*Required task:*
Output all lines exactly.

*Data segment:*
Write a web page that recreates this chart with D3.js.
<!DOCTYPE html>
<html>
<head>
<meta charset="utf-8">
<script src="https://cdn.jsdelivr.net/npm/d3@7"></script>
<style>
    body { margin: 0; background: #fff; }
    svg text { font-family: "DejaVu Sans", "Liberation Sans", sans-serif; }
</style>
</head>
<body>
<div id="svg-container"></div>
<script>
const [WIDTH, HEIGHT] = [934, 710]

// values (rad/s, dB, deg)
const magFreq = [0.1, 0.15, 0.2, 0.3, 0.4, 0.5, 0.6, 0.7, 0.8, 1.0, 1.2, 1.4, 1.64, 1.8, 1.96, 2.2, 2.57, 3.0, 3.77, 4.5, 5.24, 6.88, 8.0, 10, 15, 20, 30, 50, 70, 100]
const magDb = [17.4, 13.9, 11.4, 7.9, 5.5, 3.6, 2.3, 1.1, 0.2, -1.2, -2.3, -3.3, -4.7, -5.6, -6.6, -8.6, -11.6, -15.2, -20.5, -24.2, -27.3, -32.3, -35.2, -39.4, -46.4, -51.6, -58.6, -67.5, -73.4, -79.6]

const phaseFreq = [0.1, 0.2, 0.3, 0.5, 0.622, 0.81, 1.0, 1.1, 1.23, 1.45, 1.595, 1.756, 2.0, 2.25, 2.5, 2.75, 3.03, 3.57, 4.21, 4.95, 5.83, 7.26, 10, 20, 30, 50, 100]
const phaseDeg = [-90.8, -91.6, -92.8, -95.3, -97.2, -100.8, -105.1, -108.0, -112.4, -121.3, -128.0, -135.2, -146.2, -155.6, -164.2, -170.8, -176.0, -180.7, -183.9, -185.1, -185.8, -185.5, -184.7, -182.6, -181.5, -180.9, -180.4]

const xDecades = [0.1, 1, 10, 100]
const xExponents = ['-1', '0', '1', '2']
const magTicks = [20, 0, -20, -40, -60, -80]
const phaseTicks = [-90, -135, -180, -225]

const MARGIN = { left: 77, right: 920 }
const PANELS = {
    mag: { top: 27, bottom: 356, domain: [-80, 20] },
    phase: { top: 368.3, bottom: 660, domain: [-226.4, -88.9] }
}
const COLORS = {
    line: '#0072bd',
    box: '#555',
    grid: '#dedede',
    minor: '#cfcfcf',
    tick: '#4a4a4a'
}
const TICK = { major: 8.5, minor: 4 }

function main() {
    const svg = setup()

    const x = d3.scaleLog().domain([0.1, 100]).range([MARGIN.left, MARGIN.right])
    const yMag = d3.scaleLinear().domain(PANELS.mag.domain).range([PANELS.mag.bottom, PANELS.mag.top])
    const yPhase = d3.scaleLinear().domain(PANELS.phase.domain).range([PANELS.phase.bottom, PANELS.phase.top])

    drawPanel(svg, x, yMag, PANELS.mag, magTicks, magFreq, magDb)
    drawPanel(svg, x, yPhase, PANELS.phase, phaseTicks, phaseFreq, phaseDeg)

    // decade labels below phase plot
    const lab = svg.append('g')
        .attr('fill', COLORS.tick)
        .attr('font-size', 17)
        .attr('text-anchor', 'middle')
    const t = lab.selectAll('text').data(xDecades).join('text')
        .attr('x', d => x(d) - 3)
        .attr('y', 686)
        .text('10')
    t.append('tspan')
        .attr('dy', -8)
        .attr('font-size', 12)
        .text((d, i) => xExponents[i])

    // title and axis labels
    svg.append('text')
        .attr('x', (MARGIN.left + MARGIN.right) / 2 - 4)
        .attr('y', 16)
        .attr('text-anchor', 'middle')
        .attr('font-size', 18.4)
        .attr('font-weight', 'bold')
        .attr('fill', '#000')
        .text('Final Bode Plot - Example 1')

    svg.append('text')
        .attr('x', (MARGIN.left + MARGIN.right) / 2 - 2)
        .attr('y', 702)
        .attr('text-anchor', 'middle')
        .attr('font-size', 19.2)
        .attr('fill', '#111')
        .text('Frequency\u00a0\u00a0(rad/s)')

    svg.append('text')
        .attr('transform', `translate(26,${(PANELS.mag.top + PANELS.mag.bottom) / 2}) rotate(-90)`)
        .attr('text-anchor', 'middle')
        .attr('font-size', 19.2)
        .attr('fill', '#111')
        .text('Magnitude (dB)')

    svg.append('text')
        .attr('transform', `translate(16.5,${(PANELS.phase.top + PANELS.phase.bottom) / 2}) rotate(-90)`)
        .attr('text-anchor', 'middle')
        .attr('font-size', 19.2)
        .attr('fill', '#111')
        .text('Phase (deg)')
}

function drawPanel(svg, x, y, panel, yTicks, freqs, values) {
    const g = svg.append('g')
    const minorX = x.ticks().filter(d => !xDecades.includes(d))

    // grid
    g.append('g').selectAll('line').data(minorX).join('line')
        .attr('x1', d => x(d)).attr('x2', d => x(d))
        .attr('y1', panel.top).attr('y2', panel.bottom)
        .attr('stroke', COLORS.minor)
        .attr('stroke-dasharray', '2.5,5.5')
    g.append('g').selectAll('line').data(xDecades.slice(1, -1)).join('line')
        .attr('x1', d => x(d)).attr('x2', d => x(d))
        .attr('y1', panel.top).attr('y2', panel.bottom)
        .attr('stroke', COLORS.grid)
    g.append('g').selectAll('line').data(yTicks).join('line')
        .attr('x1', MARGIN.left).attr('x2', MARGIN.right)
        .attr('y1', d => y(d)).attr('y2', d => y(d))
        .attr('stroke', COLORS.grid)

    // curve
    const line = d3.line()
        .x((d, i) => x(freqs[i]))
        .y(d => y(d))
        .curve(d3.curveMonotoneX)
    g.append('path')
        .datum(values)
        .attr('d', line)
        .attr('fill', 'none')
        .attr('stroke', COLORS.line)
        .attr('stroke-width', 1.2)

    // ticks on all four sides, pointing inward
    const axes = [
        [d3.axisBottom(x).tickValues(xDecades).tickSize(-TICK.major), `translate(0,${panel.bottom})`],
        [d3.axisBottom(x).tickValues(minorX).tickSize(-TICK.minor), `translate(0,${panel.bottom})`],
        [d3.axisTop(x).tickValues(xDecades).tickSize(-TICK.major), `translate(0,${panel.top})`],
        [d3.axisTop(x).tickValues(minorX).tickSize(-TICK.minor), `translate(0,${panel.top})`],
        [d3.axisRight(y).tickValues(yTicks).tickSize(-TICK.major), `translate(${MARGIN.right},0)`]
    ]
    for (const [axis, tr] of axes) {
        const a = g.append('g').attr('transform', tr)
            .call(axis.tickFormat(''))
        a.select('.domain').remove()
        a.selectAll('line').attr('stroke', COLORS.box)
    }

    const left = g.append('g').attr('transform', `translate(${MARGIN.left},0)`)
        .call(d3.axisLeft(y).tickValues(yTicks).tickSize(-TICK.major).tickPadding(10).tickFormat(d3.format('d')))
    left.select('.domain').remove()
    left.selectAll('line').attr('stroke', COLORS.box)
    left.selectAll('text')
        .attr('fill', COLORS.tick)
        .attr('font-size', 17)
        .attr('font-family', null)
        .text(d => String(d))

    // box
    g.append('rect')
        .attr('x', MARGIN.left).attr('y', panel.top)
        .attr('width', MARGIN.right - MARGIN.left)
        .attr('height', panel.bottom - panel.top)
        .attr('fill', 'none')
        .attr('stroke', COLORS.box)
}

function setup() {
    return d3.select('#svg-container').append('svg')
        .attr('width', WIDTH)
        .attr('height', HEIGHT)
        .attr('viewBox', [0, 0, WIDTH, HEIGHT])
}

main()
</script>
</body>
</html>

*Finished exercise:*
Write a web page that recreates this chart with D3.js.
<!DOCTYPE html>
<html>
<head>
<meta charset="utf-8">
<script src="https://cdn.jsdelivr.net/npm/d3@7"></script>
<style>
    body { margin: 0; background: #fff; }
    svg text { font-family: "DejaVu Sans", "Liberation Sans", sans-serif; }
</style>
</head>
<body>
<div id="svg-container"></div>
<script>
const [WIDTH, HEIGHT] = [934, 710]

// values (rad/s, dB, deg)
const magFreq = [0.1, 0.15, 0.2, 0.3, 0.4, 0.5, 0.6, 0.7, 0.8, 1.0, 1.2, 1.4, 1.64, 1.8, 1.96, 2.2, 2.57, 3.0, 3.77, 4.5, 5.24, 6.88, 8.0, 10, 15, 20, 30, 50, 70, 100]
const magDb = [17.4, 13.9, 11.4, 7.9, 5.5, 3.6, 2.3, 1.1, 0.2, -1.2, -2.3, -3.3, -4.7, -5.6, -6.6, -8.6, -11.6, -15.2, -20.5, -24.2, -27.3, -32.3, -35.2, -39.4, -46.4, -51.6, -58.6, -67.5, -73.4, -79.6]

const phaseFreq = [0.1, 0.2, 0.3, 0.5, 0.622, 0.81, 1.0, 1.1, 1.23, 1.45, 1.595, 1.756, 2.0, 2.25, 2.5, 2.75, 3.03, 3.57, 4.21, 4.95, 5.83, 7.26, 10, 20, 30, 50, 100]
const phaseDeg = [-90.8, -91.6, -92.8, -95.3, -97.2, -100.8, -105.1, -108.0, -112.4, -121.3, -128.0, -135.2, -146.2, -155.6, -164.2, -170.8, -176.0, -180.7, -183.9, -185.1, -185.8, -185.5, -184.7, -182.6, -181.5, -180.9, -180.4]

const xDecades = [0.1, 1, 10, 100]
const xExponents = ['-1', '0', '1', '2']
const magTicks = [20, 0, -20, -40, -60, -80]
const phaseTicks = [-90, -135, -180, -225]

const MARGIN = { left: 77, right: 920 }
const PANELS = {
    mag: { top: 27, bottom: 356, domain: [-80, 20] },
    phase: { top: 368.3, bottom: 660, domain: [-226.4, -88.9] }
}
const COLORS = {
    line: '#0072bd',
    box: '#555',
    grid: '#dedede',
    minor: '#cfcfcf',
    tick: '#4a4a4a'
}
const TICK = { major: 8.5, minor: 4 }

function main() {
    const svg = setup()

    const x = d3.scaleLog().domain([0.1, 100]).range([MARGIN.left, MARGIN.right])
    const yMag = d3.scaleLinear().domain(PANELS.mag.domain).range([PANELS.mag.bottom, PANELS.mag.top])
    const yPhase = d3.scaleLinear().domain(PANELS.phase.domain).range([PANELS.phase.bottom, PANELS.phase.top])

    drawPanel(svg, x, yMag, PANELS.mag, magTicks, magFreq, magDb)
    drawPanel(svg, x, yPhase, PANELS.phase, phaseTicks, phaseFreq, phaseDeg)

    // decade labels below phase plot
    const lab = svg.append('g')
        .attr('fill', COLORS.tick)
        .attr('font-size', 17)
        .attr('text-anchor', 'middle')
    const t = lab.selectAll('text').data(xDecades).join('text')
        .attr('x', d => x(d) - 3)
        .attr('y', 686)
        .text('10')
    t.append('tspan')
        .attr('dy', -8)
        .attr('font-size', 12)
        .text((d, i) => xExponents[i])

    // title and axis labels
    svg.append('text')
        .attr('x', (MARGIN.left + MARGIN.right) / 2 - 4)
        .attr('y', 16)
        .attr('text-anchor', 'middle')
        .attr('font-size', 18.4)
        .attr('font-weight', 'bold')
        .attr('fill', '#000')
        .text('Final Bode Plot - Example 1')

    svg.append('text')
        .attr('x', (MARGIN.left + MARGIN.right) / 2 - 2)
        .attr('y', 702)
        .attr('text-anchor', 'middle')
        .attr('font-size', 19.2)
        .attr('fill', '#111')
        .text('Frequency\u00a0\u00a0(rad/s)')

    svg.append('text')
        .attr('transform', `translate(26,${(PANELS.mag.top + PANELS.mag.bottom) / 2}) rotate(-90)`)
        .attr('text-anchor', 'middle')
        .attr('font-size', 19.2)
        .attr('fill', '#111')
        .text('Magnitude (dB)')

    svg.append('text')
        .attr('transform', `translate(16.5,${(PANELS.phase.top + PANELS.phase.bottom) / 2}) rotate(-90)`)
        .attr('text-anchor', 'middle')
        .attr('font-size', 19.2)
        .attr('fill', '#111')
        .text('Phase (deg)')
}

function drawPanel(svg, x, y, panel, yTicks, freqs, values) {
    const g = svg.append('g')
    const minorX = x.ticks().filter(d => !xDecades.includes(d))

    // grid
    g.append('g').selectAll('line').data(minorX).join('line')
        .attr('x1', d => x(d)).attr('x2', d => x(d))
        .attr('y1', panel.top).attr('y2', panel.bottom)
        .attr('stroke', COLORS.minor)
        .attr('stroke-dasharray', '2.5,5.5')
    g.append('g').selectAll('line').data(xDecades.slice(1, -1)).join('line')
        .attr('x1', d => x(d)).attr('x2', d => x(d))
        .attr('y1', panel.top).attr('y2', panel.bottom)
        .attr('stroke', COLORS.grid)
    g.append('g').selectAll('line').data(yTicks).join('line')
        .attr('x1', MARGIN.left).attr('x2', MARGIN.right)
        .attr('y1', d => y(d)).attr('y2', d => y(d))
        .attr('stroke', COLORS.grid)

    // curve
    const line = d3.line()
        .x((d, i) => x(freqs[i]))
        .y(d => y(d))
        .curve(d3.curveMonotoneX)
    g.append('path')
        .datum(values)
        .attr('d', line)
        .attr('fill', 'none')
        .attr('stroke', COLORS.line)
        .attr('stroke-width', 1.2)

    // ticks on all four sides, pointing inward
    const axes = [
        [d3.axisBottom(x).tickValues(xDecades).tickSize(-TICK.major), `translate(0,${panel.bottom})`],
        [d3.axisBottom(x).tickValues(minorX).tickSize(-TICK.minor), `translate(0,${panel.bottom})`],
        [d3.axisTop(x).tickValues(xDecades).tickSize(-TICK.major), `translate(0,${panel.top})`],
        [d3.axisTop(x).tickValues(minorX).tickSize(-TICK.minor), `translate(0,${panel.top})`],
        [d3.axisRight(y).tickValues(yTicks).tickSize(-TICK.major), `translate(${MARGIN.right},0)`]
    ]
    for (const [axis, tr] of axes) {
        const a = g.append('g').attr('transform', tr)
            .call(axis.tickFormat(''))
        a.select('.domain').remove()
        a.selectAll('line').attr('stroke', COLORS.box)
    }

    const left = g.append('g').attr('transform', `translate(${MARGIN.left},0)`)
        .call(d3.axisLeft(y).tickValues(yTicks).tickSize(-TICK.major).tickPadding(10).tickFormat(d3.format('d')))
    left.select('.domain').remove()
    left.selectAll('line').attr('stroke', COLORS.box)
    left.selectAll('text')
        .attr('fill', COLORS.tick)
        .attr('font-size', 17)
        .attr('font-family', null)
        .text(d => String(d))

    // box
    g.append('rect')
        .attr('x', MARGIN.left).attr('y', panel.top)
        .attr('width', MARGIN.right - MARGIN.left)
        .attr('height', panel.bottom - panel.top)
        .attr('fill', 'none')
        .attr('stroke', COLORS.box)
}

function setup() {
    return d3.select('#svg-container').append('svg')
        .attr('width', WIDTH)
        .attr('height', HEIGHT)
        .attr('viewBox', [0, 0, WIDTH, HEIGHT])
}

main()
</script>
</body>
</html>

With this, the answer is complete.